Bank Regulators in Pact With Mortgage Lenders

U.S. bank regulators announced pacts with the largest home lenders over allegations of shoddy foreclosure practices, jumping ahead of a states-led probe and leaving the amount of fines until later.

Under the agreements announced on Wednesday, the banks will compensate borrowers who were wrongly foreclosed upon and overhaul their mortgage operations, including undergoing an independent review of their 2009 and 2010 foreclosures.

The Office of the Comptroller of the Currency, the Federal Reserve and the Office of Thrift Supervision reached the settlements with 14 of the largest U.S. financial institutions, including Bank of America Corp (BAC.N), Wells Fargo & Co (WFC.N), JPMorgan Chase (JPM.N) and Citigroup Inc (C.N).

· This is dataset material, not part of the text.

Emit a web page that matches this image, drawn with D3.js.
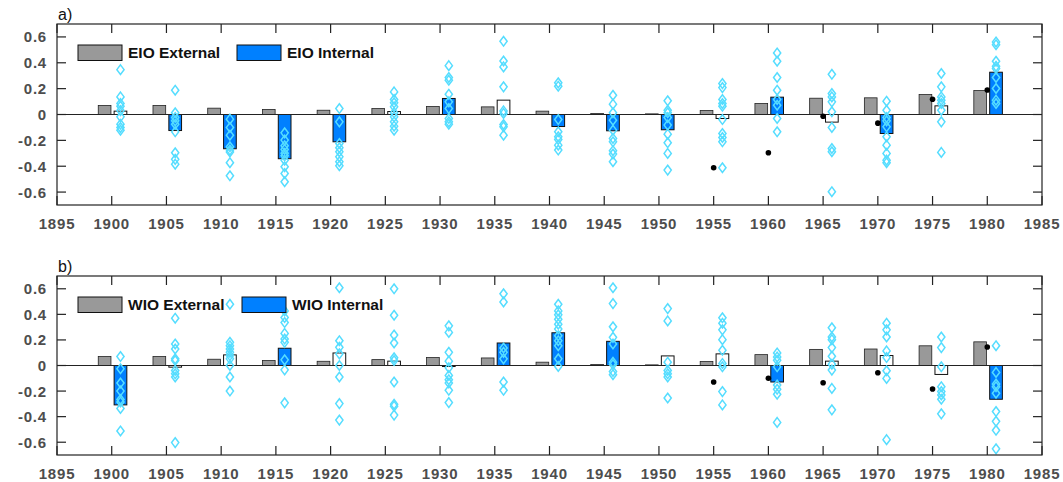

"Our enforcement actions are intended to fix what is broken, identify and compensate borrowers who suffered financial harm, and ensure a fair and orderly mortgage servicing process going forward," acting OCC head John Walsh said in a statement.

Federal regulators and state attorneys general have been investigating bank mortgage practices that came to light last year, including the use of "robo-signers" to sign hundreds of unread foreclosure documents a day.

Lenders still face a probe by the state attorneys general and other federal agencies, including the U.S. Justice Department.

The partial settlement leaves in doubt the total costs facing the industry. It also fails to resolve legal uncertainty that has stalled foreclosures, keeping the recovery of the broader housing market in limbo.

Some state attorneys general, along with some parts of the Obama administration, have pushed for principal reduction on troubled mortgages and fines of about $20 billion.

At first, all the government agencies involved in the probes said they wanted to announce deals with servicers at the same time, so there could be a clean conclusion to the process.

"The enforcement orders issued today are important, but they are only a first step in setting out a framework for these large institutions to remedy these deficiencies and to identify homeowners harmed as a result of servicer errors," said the Federal Deposit Insurance Corp.

The bank regulators said their probe found a series of problems including servicers filing affidavits in court where an employee vouched for personally knowing the details to be true when they did not.

The banks neither admitted or denied the findings.

Under the agreement, servicers would have to hire an outside consultant to review foreclosure actions that took place between January 2009 and December 2010.

Lenders would have to provide a single point of contact for borrowers involved in a foreclosure or loan modification program so they have a direct line to the servicer.

Servicers would also be prohibited from so-called "dual tracking," the practice of starting a foreclosure while a loan modification is pending.

Guggenheim Securities bank analyst Marty Mosby said the outside review of foreclosures was bound to turn up errors given the volume of foreclosures triggered by the housing collapse and the 2007-2009 financial crisis.

"There's no way you can overcome the mountain of what we've had to go through without making some errors, and I think the cost of those errors will vary between the banks," said Mosby.

JPMorgan on Wednesday gave an early glimpse of the costs of cleaning up its foreclosure practices. The bank said it would take a $1.1 billion pretax loss for increased mortgage servicing costs.

The other lenders and loan servicers who signed agreements with their regulators were: HSBC bank (HSBA.L), MetLife Bank (MET.N) Bank, Ally Financial, PNC bank (PNC.N), SunTrust (STI.N), US Bancorp (USB.N), Aurora Bank, EverBank, OneWest Bank and Sovereign Bank.

The bank regulators' decision to forge ahead with their own settlement has drawn criticism from consumer groups and some Democratic lawmakers.

On Tuesday, Democratic Representative Elijah Cummings wrote to OCC's Walsh, asking him to postpone finalizing the consent agreements.